Supplied data
━━━━━━

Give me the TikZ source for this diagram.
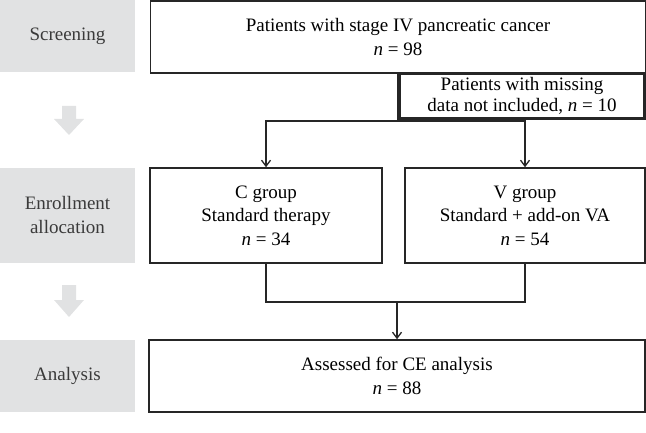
\documentclass[tikz,border=0pt]{standalone}
\usepackage{fontspec}
\setmainfont{Liberation Serif}
\usetikzlibrary{arrows.meta}
\definecolor{stagegray}{HTML}{E1E2E3}
\definecolor{stagetext}{HTML}{3A3A3A}
\tikzset{
  stagebox/.style={fill=stagegray, draw=none, minimum width=135pt, text=stagetext, align=center, inner sep=0pt, font=\fontsize{19}{24}\selectfont},
  flowbox/.style={draw=black!85, line width=1.5pt, fill=white, align=center, inner sep=0pt, font=\fontsize{19}{23.5}\selectfont},
  conn/.style={draw=black!85, line width=1.4pt},
  arr/.style={conn, -{Straight Barb[length=6pt,width=9pt,line width=1.3pt]}},
  grayarrow/.style={fill=stagegray, draw=none}
}
\begin{document}
\begin{tikzpicture}[x=1pt,y=-1pt]
\useasboundingbox (0,0) rectangle (646,433);
% stage labels
\node[stagebox, minimum height=72pt] (scr) at (67.5,36) {Screening};
\node[stagebox, minimum height=95pt] (enr) at (67.5,215.5) {Enrollment\\allocation};
\node[stagebox, minimum height=72pt] (ana) at (67.5,376) {Analysis};
% gray arrows
\fill[grayarrow] (62,106) -- (76,106) -- (76,119) -- (84,119) -- (69,135) -- (54,119) -- (62,119) -- cycle;
\fill[grayarrow] (62,285) -- (76,285) -- (76,300) -- (84,300) -- (69,317) -- (54,300) -- (62,300) -- cycle;
% flow boxes
\node[flowbox, minimum width=495pt, minimum height=72pt] (top) at (398,37) {Patients with stage IV pancreatic cancer\\\textit{n} = 98};
\node[flowbox, line width=2.6pt, minimum width=245pt, minimum height=45pt, font=\fontsize{19}{20.5}\selectfont] (miss) at (522,96) {Patients with missing\\data not included, \textit{n} = 10};
\node[flowbox, minimum width=232pt, minimum height=95pt] (cg) at (266,215.5) {C group\\Standard therapy\\\textit{n} = 34};
\node[flowbox, minimum width=240pt, minimum height=95pt] (vg) at (525,215.5) {V group\\Standard + add-on VA\\\textit{n} = 54};
\node[flowbox, minimum width=496pt, minimum height=72pt] (anb) at (397,376) {Assessed for CE analysis\\\textit{n} = 88};
% connectors
\coordinate (j) at (398,121);
\coordinate (k) at (397,302);
\draw[conn] (top.south) -- (j);
\draw[arr] (j) -| (cg.north);
\draw[arr] (j) -| (vg.north);
\draw[conn] (cg.south) |- (k);
\draw[conn] (vg.south) |- (k);
\draw[arr] (k) -- (anb.north);
\end{tikzpicture}
\end{document}
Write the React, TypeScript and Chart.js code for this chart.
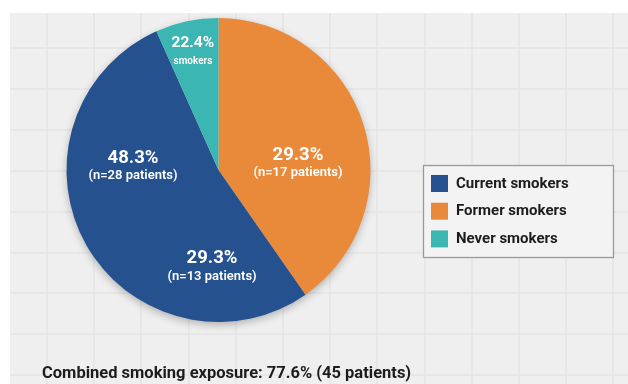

━━━━━━

To do
Keep the pictures out of the copy and return the rest of the data above exactly.

Solution below
Give me the TikZ source for this diagram.
\documentclass[tikz,border=0pt]{standalone}
\usepackage{fontspec}
\setmainfont{Liberation Serif}
\usetikzlibrary{arrows.meta}
\definecolor{stagegray}{HTML}{E1E2E3}
\definecolor{stagetext}{HTML}{3A3A3A}
\tikzset{
  stagebox/.style={fill=stagegray, draw=none, minimum width=135pt, text=stagetext, align=center, inner sep=0pt, font=\fontsize{19}{24}\selectfont},
  flowbox/.style={draw=black!85, line width=1.5pt, fill=white, align=center, inner sep=0pt, font=\fontsize{19}{23.5}\selectfont},
  conn/.style={draw=black!85, line width=1.4pt},
  arr/.style={conn, -{Straight Barb[length=6pt,width=9pt,line width=1.3pt]}},
  grayarrow/.style={fill=stagegray, draw=none}
}
\begin{document}
\begin{tikzpicture}[x=1pt,y=-1pt]
\useasboundingbox (0,0) rectangle (646,433);
% stage labels
\node[stagebox, minimum height=72pt] (scr) at (67.5,36) {Screening};
\node[stagebox, minimum height=95pt] (enr) at (67.5,215.5) {Enrollment\\allocation};
\node[stagebox, minimum height=72pt] (ana) at (67.5,376) {Analysis};
% gray arrows
\fill[grayarrow] (62,106) -- (76,106) -- (76,119) -- (84,119) -- (69,135) -- (54,119) -- (62,119) -- cycle;
\fill[grayarrow] (62,285) -- (76,285) -- (76,300) -- (84,300) -- (69,317) -- (54,300) -- (62,300) -- cycle;
% flow boxes
\node[flowbox, minimum width=495pt, minimum height=72pt] (top) at (398,37) {Patients with stage IV pancreatic cancer\\\textit{n} = 98};
\node[flowbox, line width=2.6pt, minimum width=245pt, minimum height=45pt, font=\fontsize{19}{20.5}\selectfont] (miss) at (522,96) {Patients with missing\\data not included, \textit{n} = 10};
\node[flowbox, minimum width=232pt, minimum height=95pt] (cg) at (266,215.5) {C group\\Standard therapy\\\textit{n} = 34};
\node[flowbox, minimum width=240pt, minimum height=95pt] (vg) at (525,215.5) {V group\\Standard + add-on VA\\\textit{n} = 54};
\node[flowbox, minimum width=496pt, minimum height=72pt] (anb) at (397,376) {Assessed for CE analysis\\\textit{n} = 88};
% connectors
\coordinate (j) at (398,121);
\coordinate (k) at (397,302);
\draw[conn] (top.south) -- (j);
\draw[arr] (j) -| (cg.north);
\draw[arr] (j) -| (vg.north);
\draw[conn] (cg.south) |- (k);
\draw[conn] (vg.south) |- (k);
\draw[arr] (k) -- (anb.north);
\end{tikzpicture}
\end{document}
Write the React, TypeScript and Chart.js code for this chart.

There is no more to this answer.